Rows from a dataset of charts and code:
-*-

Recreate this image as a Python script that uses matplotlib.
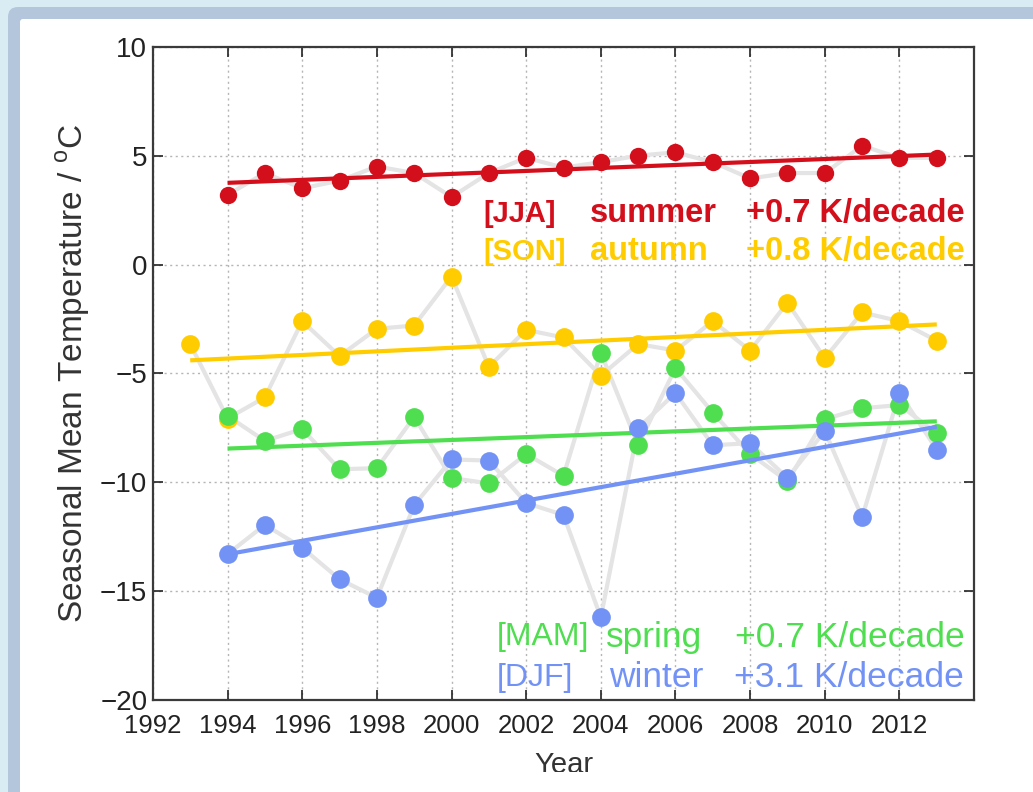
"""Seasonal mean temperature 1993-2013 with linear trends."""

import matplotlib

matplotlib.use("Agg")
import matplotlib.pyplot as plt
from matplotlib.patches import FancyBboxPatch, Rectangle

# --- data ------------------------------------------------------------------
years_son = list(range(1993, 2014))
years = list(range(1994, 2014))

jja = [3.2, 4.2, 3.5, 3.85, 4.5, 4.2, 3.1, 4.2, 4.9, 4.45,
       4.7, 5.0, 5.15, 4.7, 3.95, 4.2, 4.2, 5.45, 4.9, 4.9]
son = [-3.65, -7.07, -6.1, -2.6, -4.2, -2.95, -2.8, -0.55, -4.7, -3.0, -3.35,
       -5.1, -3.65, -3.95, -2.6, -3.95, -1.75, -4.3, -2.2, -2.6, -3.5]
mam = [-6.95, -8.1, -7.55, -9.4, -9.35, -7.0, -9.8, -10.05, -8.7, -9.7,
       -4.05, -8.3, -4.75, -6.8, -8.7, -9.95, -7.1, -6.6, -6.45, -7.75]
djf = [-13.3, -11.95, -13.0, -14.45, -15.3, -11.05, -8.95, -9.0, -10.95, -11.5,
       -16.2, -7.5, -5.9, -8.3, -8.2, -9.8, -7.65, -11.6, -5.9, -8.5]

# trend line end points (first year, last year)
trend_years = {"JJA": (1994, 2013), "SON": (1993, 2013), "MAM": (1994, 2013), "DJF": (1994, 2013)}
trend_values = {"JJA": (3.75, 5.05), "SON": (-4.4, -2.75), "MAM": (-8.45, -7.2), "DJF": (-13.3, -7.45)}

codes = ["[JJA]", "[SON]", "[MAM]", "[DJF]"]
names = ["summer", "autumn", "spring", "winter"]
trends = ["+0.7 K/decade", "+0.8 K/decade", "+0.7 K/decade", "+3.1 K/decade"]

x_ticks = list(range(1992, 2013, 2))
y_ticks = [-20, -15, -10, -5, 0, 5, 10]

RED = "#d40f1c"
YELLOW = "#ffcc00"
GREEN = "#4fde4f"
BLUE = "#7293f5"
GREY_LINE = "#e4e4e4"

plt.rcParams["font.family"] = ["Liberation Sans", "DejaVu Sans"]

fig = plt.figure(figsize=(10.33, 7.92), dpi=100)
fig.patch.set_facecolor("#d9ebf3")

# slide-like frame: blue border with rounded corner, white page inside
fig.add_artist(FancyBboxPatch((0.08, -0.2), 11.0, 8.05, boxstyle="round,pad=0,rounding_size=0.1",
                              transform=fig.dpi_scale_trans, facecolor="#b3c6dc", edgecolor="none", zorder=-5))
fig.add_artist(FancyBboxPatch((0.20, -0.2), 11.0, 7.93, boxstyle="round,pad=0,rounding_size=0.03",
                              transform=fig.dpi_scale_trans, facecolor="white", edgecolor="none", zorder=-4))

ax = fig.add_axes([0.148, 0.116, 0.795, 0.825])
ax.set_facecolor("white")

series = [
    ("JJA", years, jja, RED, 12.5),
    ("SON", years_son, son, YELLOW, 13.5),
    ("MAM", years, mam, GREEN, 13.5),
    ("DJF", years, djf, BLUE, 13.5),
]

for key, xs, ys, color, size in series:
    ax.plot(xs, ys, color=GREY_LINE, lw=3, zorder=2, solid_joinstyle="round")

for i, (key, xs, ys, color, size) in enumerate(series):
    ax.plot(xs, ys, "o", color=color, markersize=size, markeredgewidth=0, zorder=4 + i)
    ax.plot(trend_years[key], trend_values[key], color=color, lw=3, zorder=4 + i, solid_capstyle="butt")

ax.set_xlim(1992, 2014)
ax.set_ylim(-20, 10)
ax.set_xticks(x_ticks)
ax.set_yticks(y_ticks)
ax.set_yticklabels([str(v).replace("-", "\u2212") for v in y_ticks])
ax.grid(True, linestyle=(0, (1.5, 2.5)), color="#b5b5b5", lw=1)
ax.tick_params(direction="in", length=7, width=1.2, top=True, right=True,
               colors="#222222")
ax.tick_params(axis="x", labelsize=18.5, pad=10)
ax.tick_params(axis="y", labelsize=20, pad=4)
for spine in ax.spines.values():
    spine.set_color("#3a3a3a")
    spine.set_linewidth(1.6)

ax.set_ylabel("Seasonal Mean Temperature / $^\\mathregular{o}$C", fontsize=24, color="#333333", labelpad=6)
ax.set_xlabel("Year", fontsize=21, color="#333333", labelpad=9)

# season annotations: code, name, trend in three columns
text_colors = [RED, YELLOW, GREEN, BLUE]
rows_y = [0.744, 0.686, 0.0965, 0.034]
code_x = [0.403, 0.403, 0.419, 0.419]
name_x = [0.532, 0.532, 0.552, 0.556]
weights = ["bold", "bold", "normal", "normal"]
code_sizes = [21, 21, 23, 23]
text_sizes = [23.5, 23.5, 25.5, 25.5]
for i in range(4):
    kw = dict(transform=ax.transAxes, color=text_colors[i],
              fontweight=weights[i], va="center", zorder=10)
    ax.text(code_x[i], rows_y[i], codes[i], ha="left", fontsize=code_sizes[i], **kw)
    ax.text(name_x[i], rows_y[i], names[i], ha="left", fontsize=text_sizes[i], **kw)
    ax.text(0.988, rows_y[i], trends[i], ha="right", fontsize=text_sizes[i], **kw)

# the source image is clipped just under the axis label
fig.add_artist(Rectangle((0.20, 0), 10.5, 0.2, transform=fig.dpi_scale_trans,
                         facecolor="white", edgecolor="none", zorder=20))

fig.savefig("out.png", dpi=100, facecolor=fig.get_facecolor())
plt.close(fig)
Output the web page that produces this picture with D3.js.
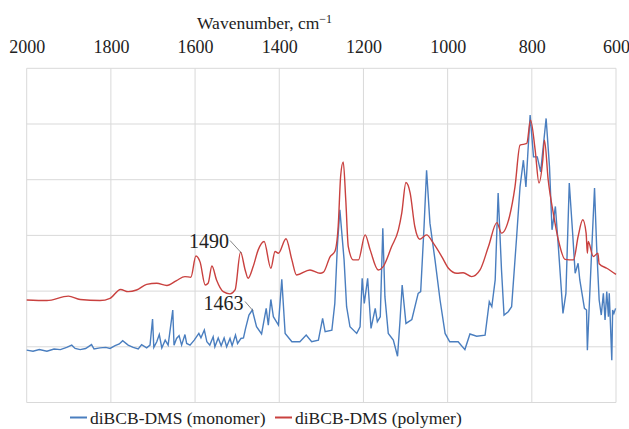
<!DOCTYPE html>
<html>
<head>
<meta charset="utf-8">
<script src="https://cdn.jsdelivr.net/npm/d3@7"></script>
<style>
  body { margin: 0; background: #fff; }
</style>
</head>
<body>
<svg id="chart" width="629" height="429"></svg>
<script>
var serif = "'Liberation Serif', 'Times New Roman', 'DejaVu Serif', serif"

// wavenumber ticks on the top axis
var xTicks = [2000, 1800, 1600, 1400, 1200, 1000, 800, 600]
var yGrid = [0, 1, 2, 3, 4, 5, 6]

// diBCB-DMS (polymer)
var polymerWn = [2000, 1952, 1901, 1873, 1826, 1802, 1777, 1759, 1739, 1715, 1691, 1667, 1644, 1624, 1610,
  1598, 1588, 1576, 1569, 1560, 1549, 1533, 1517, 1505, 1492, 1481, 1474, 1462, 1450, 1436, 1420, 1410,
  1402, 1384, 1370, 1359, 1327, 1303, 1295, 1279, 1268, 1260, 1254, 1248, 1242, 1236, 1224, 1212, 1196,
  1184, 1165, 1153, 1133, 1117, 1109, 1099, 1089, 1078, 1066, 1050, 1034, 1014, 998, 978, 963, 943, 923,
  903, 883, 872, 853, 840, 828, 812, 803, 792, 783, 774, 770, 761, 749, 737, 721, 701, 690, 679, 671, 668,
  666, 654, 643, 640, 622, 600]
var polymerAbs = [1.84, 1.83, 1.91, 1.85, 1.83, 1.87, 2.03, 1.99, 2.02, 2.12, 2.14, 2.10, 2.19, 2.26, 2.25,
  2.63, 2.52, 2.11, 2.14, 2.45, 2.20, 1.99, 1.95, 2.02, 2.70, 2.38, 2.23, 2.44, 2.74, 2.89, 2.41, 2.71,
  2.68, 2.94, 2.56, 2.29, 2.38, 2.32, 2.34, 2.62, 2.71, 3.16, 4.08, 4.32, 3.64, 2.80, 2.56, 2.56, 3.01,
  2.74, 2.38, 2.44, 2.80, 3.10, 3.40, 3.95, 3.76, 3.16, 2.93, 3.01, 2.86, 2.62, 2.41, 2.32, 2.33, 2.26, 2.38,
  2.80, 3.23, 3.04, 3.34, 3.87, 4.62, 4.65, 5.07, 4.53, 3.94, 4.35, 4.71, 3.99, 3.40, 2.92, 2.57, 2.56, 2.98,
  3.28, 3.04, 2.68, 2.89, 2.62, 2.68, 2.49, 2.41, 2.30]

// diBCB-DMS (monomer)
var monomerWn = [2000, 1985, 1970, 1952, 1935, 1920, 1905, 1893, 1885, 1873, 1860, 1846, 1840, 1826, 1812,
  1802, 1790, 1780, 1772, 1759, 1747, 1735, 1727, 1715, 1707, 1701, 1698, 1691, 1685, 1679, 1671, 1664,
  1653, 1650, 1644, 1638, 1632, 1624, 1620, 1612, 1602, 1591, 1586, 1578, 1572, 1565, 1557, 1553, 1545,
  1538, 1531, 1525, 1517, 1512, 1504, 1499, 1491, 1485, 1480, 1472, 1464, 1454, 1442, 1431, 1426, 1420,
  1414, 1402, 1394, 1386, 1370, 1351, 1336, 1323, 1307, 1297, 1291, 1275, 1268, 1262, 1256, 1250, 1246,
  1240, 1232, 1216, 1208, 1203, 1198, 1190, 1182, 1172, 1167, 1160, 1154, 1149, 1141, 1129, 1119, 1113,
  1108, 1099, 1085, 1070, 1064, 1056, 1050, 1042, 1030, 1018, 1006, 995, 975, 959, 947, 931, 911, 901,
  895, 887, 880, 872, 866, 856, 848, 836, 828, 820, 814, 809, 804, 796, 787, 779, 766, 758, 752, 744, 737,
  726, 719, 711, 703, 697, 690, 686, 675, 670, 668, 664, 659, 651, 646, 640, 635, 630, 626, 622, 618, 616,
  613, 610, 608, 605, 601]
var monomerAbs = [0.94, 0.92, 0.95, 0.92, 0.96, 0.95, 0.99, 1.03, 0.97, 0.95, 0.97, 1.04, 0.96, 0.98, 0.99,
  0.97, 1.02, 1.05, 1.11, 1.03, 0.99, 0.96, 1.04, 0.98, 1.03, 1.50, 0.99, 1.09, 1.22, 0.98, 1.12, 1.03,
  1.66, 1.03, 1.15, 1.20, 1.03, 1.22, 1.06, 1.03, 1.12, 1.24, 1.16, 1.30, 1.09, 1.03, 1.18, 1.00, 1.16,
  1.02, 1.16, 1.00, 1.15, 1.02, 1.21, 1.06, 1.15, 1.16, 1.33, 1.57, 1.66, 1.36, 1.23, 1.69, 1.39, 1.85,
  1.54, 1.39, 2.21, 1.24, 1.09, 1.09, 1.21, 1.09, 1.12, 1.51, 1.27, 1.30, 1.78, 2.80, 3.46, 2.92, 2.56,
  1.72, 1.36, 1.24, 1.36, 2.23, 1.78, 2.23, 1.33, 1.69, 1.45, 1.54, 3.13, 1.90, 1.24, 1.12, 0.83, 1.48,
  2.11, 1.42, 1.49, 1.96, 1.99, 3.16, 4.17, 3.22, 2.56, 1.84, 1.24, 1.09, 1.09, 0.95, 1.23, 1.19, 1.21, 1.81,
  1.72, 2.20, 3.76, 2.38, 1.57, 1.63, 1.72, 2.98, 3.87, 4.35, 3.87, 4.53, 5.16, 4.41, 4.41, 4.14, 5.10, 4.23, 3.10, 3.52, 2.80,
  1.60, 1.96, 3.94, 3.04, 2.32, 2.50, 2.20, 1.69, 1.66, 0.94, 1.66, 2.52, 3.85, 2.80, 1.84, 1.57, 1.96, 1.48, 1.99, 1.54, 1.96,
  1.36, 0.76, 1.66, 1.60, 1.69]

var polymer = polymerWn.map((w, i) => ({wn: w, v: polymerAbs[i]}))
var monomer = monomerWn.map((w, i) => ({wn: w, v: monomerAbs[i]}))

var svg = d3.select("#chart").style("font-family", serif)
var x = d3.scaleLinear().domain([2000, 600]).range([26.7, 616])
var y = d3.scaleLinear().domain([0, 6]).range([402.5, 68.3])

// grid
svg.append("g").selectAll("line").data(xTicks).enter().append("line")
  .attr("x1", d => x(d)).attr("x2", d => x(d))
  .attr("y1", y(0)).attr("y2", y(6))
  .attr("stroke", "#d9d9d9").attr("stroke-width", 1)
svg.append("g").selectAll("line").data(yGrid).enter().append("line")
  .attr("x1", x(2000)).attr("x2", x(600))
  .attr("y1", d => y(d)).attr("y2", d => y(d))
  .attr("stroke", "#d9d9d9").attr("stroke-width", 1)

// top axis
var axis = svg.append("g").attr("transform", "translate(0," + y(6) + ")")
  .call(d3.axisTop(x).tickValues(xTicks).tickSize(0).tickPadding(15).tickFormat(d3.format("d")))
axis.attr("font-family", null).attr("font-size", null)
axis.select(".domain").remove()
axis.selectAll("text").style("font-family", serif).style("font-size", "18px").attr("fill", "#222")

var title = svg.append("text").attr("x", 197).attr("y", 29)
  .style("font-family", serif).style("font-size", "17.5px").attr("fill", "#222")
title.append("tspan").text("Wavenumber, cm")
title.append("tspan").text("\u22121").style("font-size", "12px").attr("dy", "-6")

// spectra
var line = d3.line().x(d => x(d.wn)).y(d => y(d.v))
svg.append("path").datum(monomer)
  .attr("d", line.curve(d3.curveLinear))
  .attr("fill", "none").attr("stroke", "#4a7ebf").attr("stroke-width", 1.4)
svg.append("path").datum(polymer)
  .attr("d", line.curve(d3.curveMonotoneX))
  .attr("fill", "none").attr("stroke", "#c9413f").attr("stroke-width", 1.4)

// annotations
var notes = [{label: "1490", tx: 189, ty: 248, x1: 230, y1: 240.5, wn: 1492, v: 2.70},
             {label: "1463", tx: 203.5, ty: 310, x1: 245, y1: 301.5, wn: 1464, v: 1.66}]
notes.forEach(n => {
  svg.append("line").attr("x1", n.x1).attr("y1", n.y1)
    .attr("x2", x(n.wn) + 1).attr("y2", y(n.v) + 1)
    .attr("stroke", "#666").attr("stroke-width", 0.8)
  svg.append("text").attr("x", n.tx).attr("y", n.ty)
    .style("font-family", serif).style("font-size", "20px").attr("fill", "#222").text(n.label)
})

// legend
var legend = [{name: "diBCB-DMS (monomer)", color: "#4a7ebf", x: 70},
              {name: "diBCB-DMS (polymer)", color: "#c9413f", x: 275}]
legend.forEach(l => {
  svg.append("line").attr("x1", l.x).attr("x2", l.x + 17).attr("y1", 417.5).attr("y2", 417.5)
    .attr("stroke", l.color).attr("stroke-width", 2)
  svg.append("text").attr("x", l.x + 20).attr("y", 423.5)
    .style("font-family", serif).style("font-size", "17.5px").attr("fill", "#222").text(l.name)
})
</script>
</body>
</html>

-*-

Exercise requirements = In the listing above, find the line with "Output the web" and the line with "var yGrid = [0, 1, 2, 3, 4, 5, 6]". Copy both of them and every line between, exactly, but not the pictures.

Correct answer =
Output the web page that produces this picture with D3.js.
<!DOCTYPE html>
<html>
<head>
<meta charset="utf-8">
<script src="https://cdn.jsdelivr.net/npm/d3@7"></script>
<style>
  body { margin: 0; background: #fff; }
</style>
</head>
<body>
<svg id="chart" width="629" height="429"></svg>
<script>
var serif = "'Liberation Serif', 'Times New Roman', 'DejaVu Serif', serif"

// wavenumber ticks on the top axis
var xTicks = [2000, 1800, 1600, 1400, 1200, 1000, 800, 600]
var yGrid = [0, 1, 2, 3, 4, 5, 6]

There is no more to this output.